Con los varones el asunto es algo más natural desde hace unos treinta años. Para las visitas de Estado sigue siendo obligado el frac, con chaleco y pajarita de piqué blancos; solo se llevan negros en las ceremonias específicamente religiosas, pero el servicio de protocolo siempre está ahí para evitar confusiones. Los militares, uniforme de gala. En las ceremonias fúnebres nadie lleva condecoraciones. Ahora bien, hace tiempo que muchos varones (incluido el príncipe Felipe de España) optan, si la visita no es de primerísimo nivel protocolario, por un traje oscuro y una corbata discreta. Eso fue lo que permitió el papa Wojtyla, seguramente fatigado de ver nada más que pingüinos todos los días.

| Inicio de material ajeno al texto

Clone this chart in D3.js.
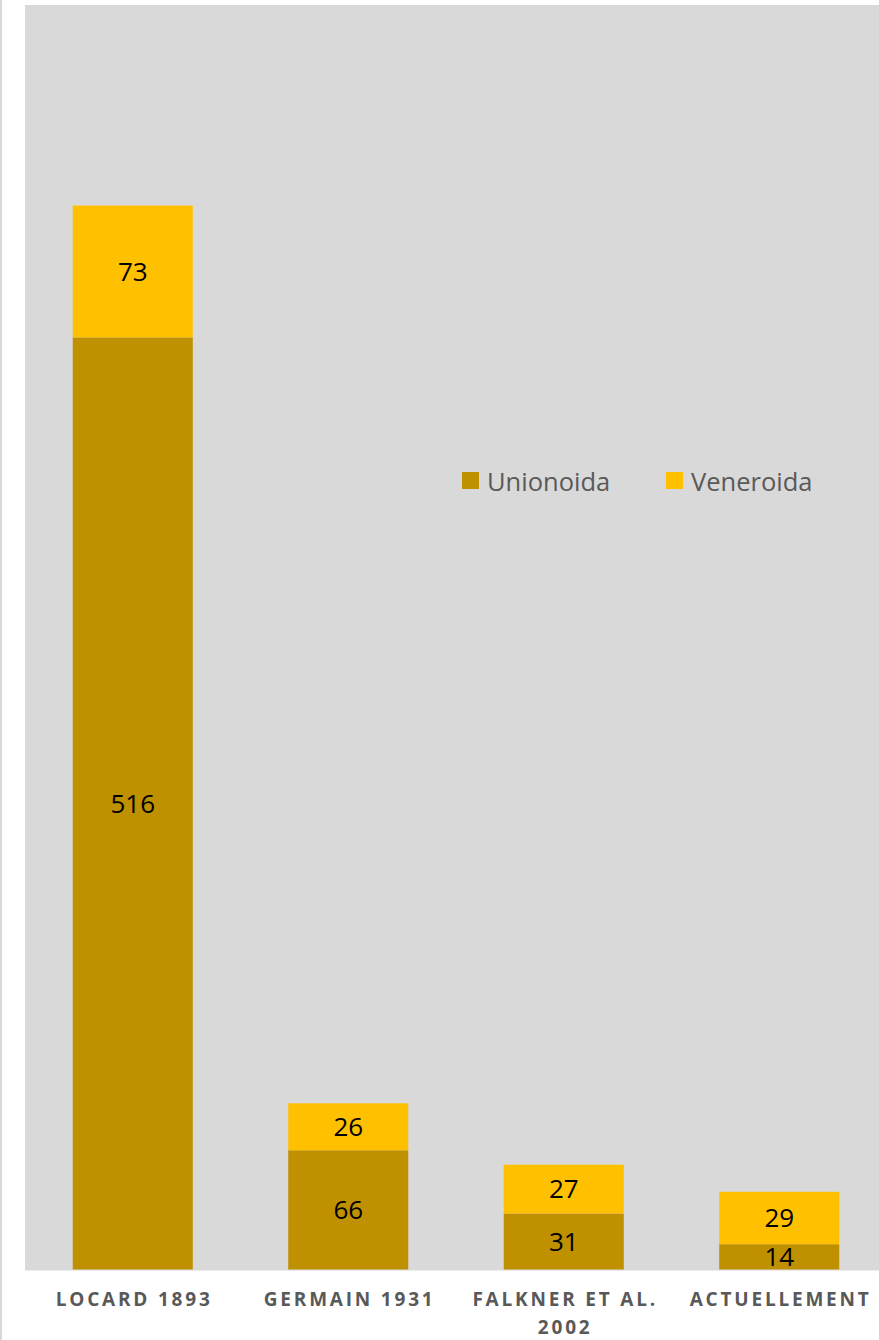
<!DOCTYPE html>
<html><head><meta charset="utf-8">
<script src="https://cdn.jsdelivr.net/npm/d3@7"></script>
<style>
html,body{margin:0;padding:0;background:#fff;}
svg{display:block;}
</style></head>
<body>
<script>
const categories = ["LOCARD 1893", "GERMAIN 1931", "FALKNER ET AL. 2002", "ACTUELLEMENT"];
const categoryLines = [["LOCARD 1893"], ["GERMAIN 1931"], ["FALKNER ET AL.", "2002"], ["ACTUELLEMENT"]];
const seriesNames = ["Unionoida", "Veneroida"];
const unionoida = [516, 66, 31, 14];
const veneroida = [73, 26, 27, 29];
const colors = ["#BF9000", "#FFC000"];

const W = 879, H = 1340;
const svg = d3.select("body").append("svg").attr("width", W).attr("height", H);

// chart border line on left
svg.append("line").attr("x1", 1).attr("x2", 1).attr("y1", 0).attr("y2", H)
  .attr("stroke", "#D9D9D9").attr("stroke-width", 2);

const plot = {left: 25, top: 5, bottom: 1269.5, right: 887};
svg.append("rect").attr("x", plot.left).attr("y", plot.top)
  .attr("width", W - plot.left).attr("height", plot.bottom - plot.top + 1)
  .attr("fill", "#D9D9D9");

const x = d3.scaleBand().domain(categories).range([plot.left, plot.right]).paddingInner(0.443).paddingOuter(0.2215);
const y = d3.scaleLinear().domain([0, 700]).range([plot.bottom, plot.top]);

const rows = categories.map((c, i) => ({cat: c, Unionoida: unionoida[i], Veneroida: veneroida[i]}));
const stacked = d3.stack().keys(seriesNames)(rows);

const g = svg.append("g");
stacked.forEach((s, si) => {
  const layer = g.append("g");
  layer.selectAll("rect").data(s).join("rect")
    .attr("x", d => x(d.data.cat))
    .attr("y", d => y(d[1]))
    .attr("width", x.bandwidth())
    .attr("height", d => y(d[0]) - y(d[1]))
    .attr("fill", colors[si]);
  layer.selectAll("text").data(s).join("text")
    .attr("x", d => x(d.data.cat) + x.bandwidth() / 2)
    .attr("y", d => (y(d[0]) + y(d[1])) / 2)
    .attr("dy", "0.36em")
    .attr("text-anchor", "middle")
    .attr("font-family", "'Open Sans', sans-serif")
    .attr("font-size", 26)
    .attr("fill", "#000")
    .text(d => d[1] - d[0]);
});

// x axis labels
const xl = svg.append("g");
categories.forEach((c, i) => {
  const t = xl.append("text")
    .attr("x", x(c) + x.bandwidth() / 2)
    .attr("y", 1306)
    .attr("text-anchor", "middle")
    .attr("font-family", "'Open Sans', sans-serif")
    .attr("font-weight", "bold")
    .attr("font-size", 19)
    .attr("letter-spacing", "2.8px")
    .attr("fill", "#595959");
  categoryLines[i].forEach((ln, j) => {
    t.append("tspan").attr("x", x(c) + x.bandwidth() / 2 + 1.4).attr("dy", j === 0 ? 0 : 28).text(ln);
  });
});

// legend
const legend = svg.append("g");
const legendX = [462, 666];
seriesNames.forEach((n, i) => {
  legend.append("rect").attr("x", legendX[i]).attr("y", 472).attr("width", 17).attr("height", 17).attr("fill", colors[i]);
  legend.append("text").attr("x", legendX[i] + 25).attr("y", 490.5)
    .attr("font-family", "'Open Sans', sans-serif").attr("font-size", 25.5)
    .attr("fill", "#595959").text(n);
});
</script>
</body></html>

¿Y el tratamiento? ¿Cómo se dirige uno al Papa, a los cardenales y al resto de los altos eclesiásticos? Para el Papa están reservados tres tratamientos en las conversaciones o discursos: Santo Padre, Santidad o (menos usado) Beatísimo Padre. Ninguno más, en ningún caso. En la escala jerárquica vaticana vienen luego los cardenales, que tienen la consideración de príncipes de la Iglesia: se les llama Eminencia o Eminencia Reverendísima. Los arzobispos tienen tratamiento de Excelencia y los obispos de Ilustrísima. Hay que tener mucho cuidado con el género gramatical, porque se han hecho demasiados chistes sobre el asunto: un obispo es el “Ilustrísimo señor obispo”, pero para dirigirse a él se usa el femenino, “Ilustrísima” o “su Ilustrísima”, aunque en el resto de la conversación se siga usando el masculino.

Rodilla en tierra.

Los católicos tienen obligación de saludar al Pontífice besándole el anillo, nunca la mano. Lo mismo pueden hacer con otros prelados, pero para el Papa es lo que marca el protocolo. Ese besamanos suele ir acompañado de una reverencia próxima a la genuflexión. Los no católicos, sin embargo, no tienen por qué hacerlo: basta con inclinarse cortésmente y estrecharle la mano. De ahí que las invectivas lanzadas contra el expresidente Rodríguez Zapatero cuando intercambió con Benedicto XVI un caluroso apretón de manos fuesen, de nuevo, fruto de la ignorancia o de la mala entraña de los integristas: estaba haciendo lo correcto.

Eso sí: al Papa ni se le besa ni se le abraza. Los únicos que tienen dispensa papal para ello son los niños, que suelen comportarse con naturalidad, como bien sabían Juan Pablo II y sobre todo Pío XII, quien disfrutaba como nunca cuando dejaba caer los brazos desde la silla gestatoria (un trono en el que los 24 sediarii le llevaban a hombros, como si fuese un paso de Semana Santa) para que la gente corriese a besarle las manos. Pero el protocolo huye de estas familiaridades y, llegado el caso, es el Pontífice quien abraza a quien le parece bien, siempre mediante el viejísimo método de los besos al aire eclesiásticos mejilla contra mejilla. En esa circunstancia, y a no ser que uno sea clérigo, lo más prudente es seguir el viejo y ya casi olvidado protocolo de la Casa Real española: quedarse con los brazos caídos y dejar que el Papa actúe, sin imitarle ni abrazarle. Como se hacía antes con el Rey.

Para las mujeres es parecido: se saluda al Papa con una reverencia de las de rodilla en tierra y se le besa en anillo, si una es católica; si no lo es, basta con estrecharle la mano.

En cualquier caso, hay una regla de oro: donde hay protocolo no hay naturalidad, y sobre todo en una de las cortes (porque eso es el Vaticano: una monarquía) más liturgizadas del mundo. En caso de duda, por tanto, quédese quieto... o haga lo que hacen los demás.